Aplicações Práticas para Hoje
- Religiosidade vazia ainda existe. Muitos mantêm aparência de fé, mas vivem longe de Deus. Deus deseja verdade, não performance.
- Injustiça social é um pecado espiritual. A negligência com o órfão, a viúva, o pobre e o oprimido é condenada por Deus. A fé bíblica é prática e compassiva.
- Liderança tem grande responsabilidade. Governantes, pastores, pais e influenciadores devem agir com justiça e temor.
- O orgulho precede a queda. A soberba individual e coletiva atrai o juízo de Deus.
- Deus sempre oferece perdão. Mesmo quando o pecado é grave, a graça é maior. O convite ao arrependimento está sempre de pé.
Conclusão
Os capítulos 1 a 5 de Isaías são um retrato doloroso, mas necessário, da condição humana sem Deus. Eles nos mostram como o povo de Deus pode se afastar d’Ele mesmo mantendo rituais e tradições. Mas também nos revelam o caráter de um Deus justo, que denuncia o pecado, mas oferece redenção.

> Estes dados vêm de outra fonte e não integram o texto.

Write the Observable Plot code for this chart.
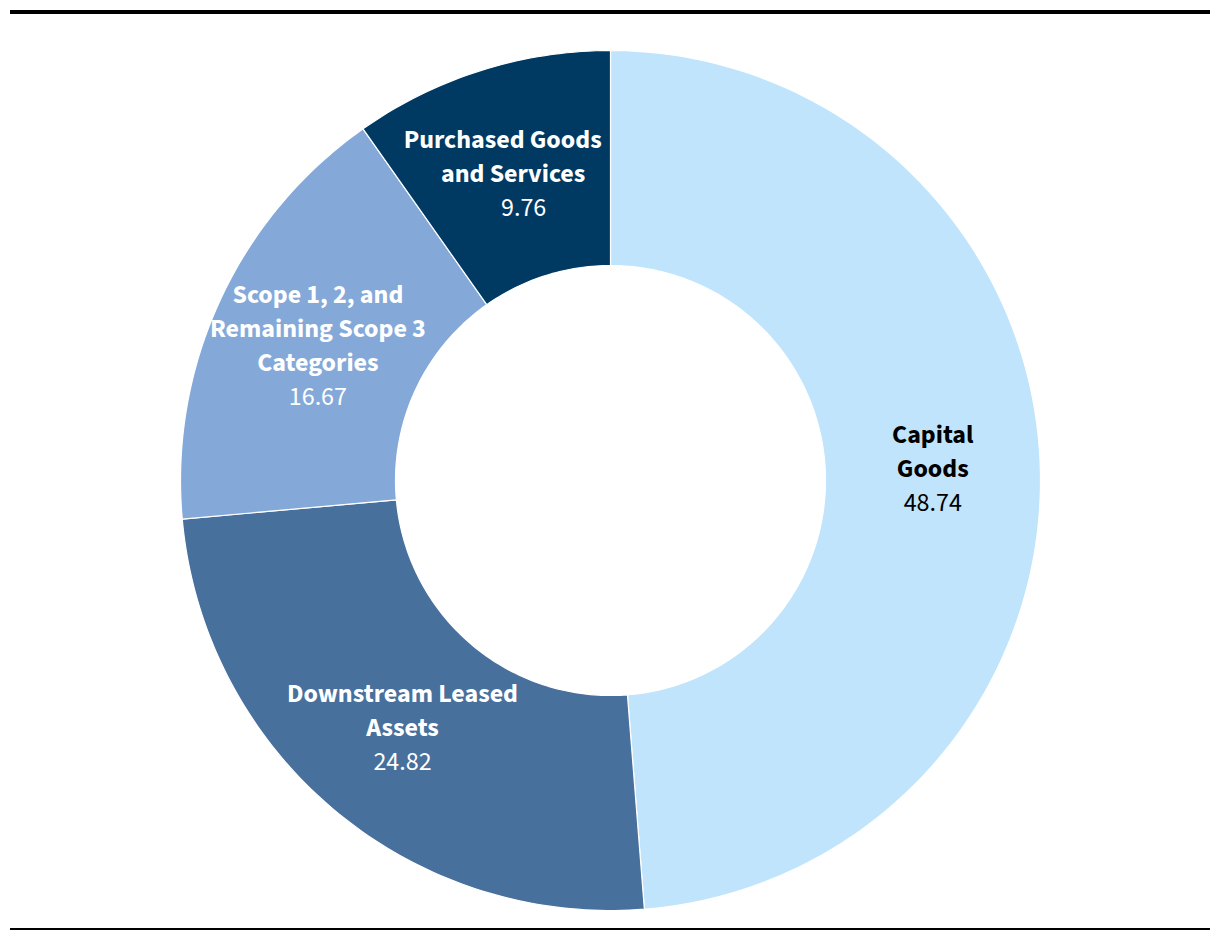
<!DOCTYPE html>
<html>
<head>
<meta charset="utf-8">
<script src="https://cdn.jsdelivr.net/npm/d3@7"></script>
<script src="https://cdn.jsdelivr.net/npm/@observablehq/plot@0.6"></script>
<style>
  html, body { margin: 0; padding: 0; background: #fff; }
  #wrap { width: 1220px; padding-top: 10px; }
  .rule-top { height: 4px; background: #000; margin: 0 10px; }
  .rule-bottom { height: 2px; background: #000; margin: 0 10px; }
  #chart svg { display: block; }
</style>
</head>
<body>
<div id="wrap">
  <div class="rule-top"></div>
  <div id="chart"></div>
  <div class="rule-bottom"></div>
</div>
<script>
// ---- data ----
const categories = ["Capital Goods", "Downstream Leased Assets", "Scope 1, 2, and Remaining Scope 3 Categories", "Purchased Goods and Services"];
const values = [48.74, 24.82, 16.67, 9.76];
const labelLines = [["Capital", "Goods"], ["Downstream Leased", "Assets"], ["Scope 1, 2, and", "Remaining Scope 3", "Categories"], ["Purchased Goods", "and Services"]];

// ---- styles / layout ----
const sliceColors = ["#c0e4fc", "#48709c", "#84a9d9", "#003a63"];
const labelColors = ["#000000", "#ffffff", "#ffffff", "#ffffff"];
const labelShear = [0, 0, 0, 10.5];   // px per line (label nudged to fit the thin slice)
const outerR = 1, innerR = 0.5;
const W = 1220, H = 914, mL = 180, mR = 180, mT = 36, mB = 18;
const pxPerUnit = (W - mL - mR) / 2;
const fs = 26, linePx = 34;

const rows = categories.map((c, i) => ({category: c, value: values[i], i}));
const pie = d3.pie().sort(null).value(d => d.value).startAngle(0).endAngle(2 * Math.PI)(rows);

// polygon outlines of each ring segment from the pie angles
const arcPoints = [];
for (const p of pie) {
  const steps = Math.max(8, Math.ceil((p.endAngle - p.startAngle) / (Math.PI / 180)));
  const outer = d3.range(steps + 1).map(k => p.startAngle + (p.endAngle - p.startAngle) * k / steps);
  for (const a of outer) arcPoints.push({category: p.data.category, x: outerR * Math.sin(a), y: outerR * Math.cos(a)});
  for (const a of outer.slice().reverse()) arcPoints.push({category: p.data.category, x: innerR * Math.sin(a), y: innerR * Math.cos(a)});
}

// one text datum per label line, stacked around the ring-segment centroid
const labelRows = [];
for (const p of pie) {
  const a = (p.startAngle + p.endAngle) / 2;
  const r = (outerR + innerR) / 2;
  const cx = r * Math.sin(a), cy = r * Math.cos(a);
  const i = p.data.i;
  const lines = labelLines[i].map(t => ({text: t, bold: true}))
    .concat([{text: d3.format(".2f")(p.data.value), bold: false}]);
  const mid = (lines.length - 1) / 2;
  lines.forEach((l, k) => {
    labelRows.push({
      x: cx + (k - mid) * labelShear[i] / pxPerUnit,
      y: cy - (k - mid) * linePx / pxPerUnit,
      text: l.text, bold: l.bold, color: labelColors[i]
    });
  });
}

const fontFamily = "'Source Sans Pro', 'Source Sans 3', Lato, 'Noto Sans', sans-serif";

const chart = Plot.plot({
  width: W,
  height: H,
  marginLeft: mL,
  marginRight: mR,
  marginTop: mT,
  marginBottom: mB,
  x: {domain: [-1, 1], axis: null},
  y: {domain: [-1, 1], axis: null},
  color: {domain: categories, range: sliceColors},
  style: {fontFamily, background: "white"},
  marks: [
    Plot.line(arcPoints, {x: "x", y: "y", z: "category", fill: "category", stroke: "white", strokeWidth: 1.2, curve: "linear-closed"}),
    Plot.text(labelRows.filter(d => d.bold), {x: "x", y: "y", text: "text", fill: "color", fontSize: fs, fontWeight: "bold", dy: 1}),
    Plot.text(labelRows.filter(d => !d.bold), {x: "x", y: "y", text: "text", fill: "color", fontSize: fs, fontWeight: "normal", dy: 1})
  ]
});
document.getElementById("chart").appendChild(chart);
</script>
</body>
</html>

Essa mensagem continua atual. Vivemos tempos em que a religiosidade muitas vezes se distancia da verdade e da justiça. Isaías nos chama a uma fé viva, santa e compassiva. O mesmo Deus que confrontou Judá é o que hoje nos chama: “Vinde, e arrazoemos”.
Arrependimento é mais do que remorso: é mudança de mente, de atitude e de direção. Que possamos ouvir a voz de Deus como Isaías ouviu, e responder com fé e obediência, voltando nosso coração completamente para Ele.